Like it’s frustrating when the Post-Vulgate doesn’t show key events on page. It just tells the reader what happens through abstract references that are incomprehensible without footnotes. However, it’s kind of given me a diabolical idea…
Gawain is tough to characterize. He just has a lot of facets that don’t always mesh easily. So authors tend to pick one end of the spectrum and lean in. Cherith Baldry deleted the Welsh faction entirely to avoid the blood feud. Lavinia Collins’ and M. K. Hume’s Gawain is extremely aggressive and hostile toward women. Persia Woolley manages to have a somewhat balanced Gawain, but I dislike her take on Ragnelle and Gingalain so…meh. Phyllis Ann Karr’s Gawain comes with all his “canonical” virtues and vices, but he’s still so flat compared to what she managed with some other characters. My beloved Gwen Rowley did better. Gawain is peak Maiden’s Knight with his Green Knight history intact. His relationships with both Ragnelle and Lancelot are compelling. And Lamorak exists! But Rowley’s genius is carefully writing around him so he never crosses paths with an Orkney son. He’s only present in Lancelot’s (and Morgause’s…) point of view.
Anyway, my authorial plan is to sort of build off the Post-Vulgate’s refusal to elaborate and Gwen Rowley’s clever trick—write around something so the shape of its absence offers the reader an opportunity for interpretation. Robin Hobb does this beautifully in the Tawny Man Trilogy. She just…cuts away at specific moments to hide information from the reader and leave it to their imagination.
So among other things, I plan to leave the circumstances of Pellinore’s death murky. Like way murkier than I’ve ever seen it done.
For starters, I’m leaning into the Post-Vulgate (bear with me, it’s juicy). Tor gets awkwardly involved and “fails his flesh,” as the prophecy foretold, essentially leaving his injured father for dead. By mistake? On purpose? Who knows! Gawain and Gaheris pass Tor on the road heading the opposite direction. Then they happen upon Pellinore, wounded and wailing for his son, who’s well away from there by this point. Now’s Gawain’s chance to finish his father’s killer off and flee, except that Tor saw him... “A king for a king.” Or he could heal him, except Gaheris advocates strongly against this... “His mother’s talent…” Or he could bring him to a monastery to receive confession before he dies, which is Pellinore’s desire... “Let him call for the elders of the church, and let them pray over him.”

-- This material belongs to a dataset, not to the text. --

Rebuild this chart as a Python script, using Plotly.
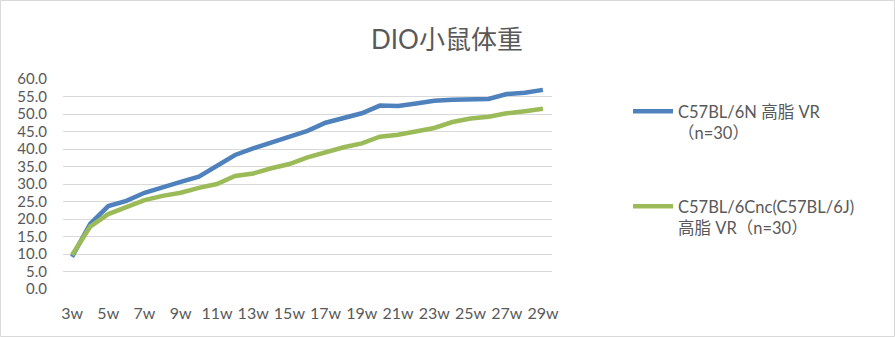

But just before Gawain comes to a decision…the perspective switches to Ragnelle.
Next we see Gawain, several days have passed, and his lady has heard some really sus rumors. Supposedly the King of Wales’ was unceremoniously buried by the monks of a local monastery in their run of the mill cemetery. When brought before King Arthur, the monks claim the Welshman died from “wounds of demonic proportion,” and warranted a swift interment to avoid contamination of the hallowed grounds as such evil can wrought. But when Ragnelle confronts Gawain about it all, his behavior only serves to befuddle her equally as much as it does the reader. Gawain, Gaheris, and Tor hold their peace (at least for book one hehe). So…what happened? I don’t know. Death of the author. You decide.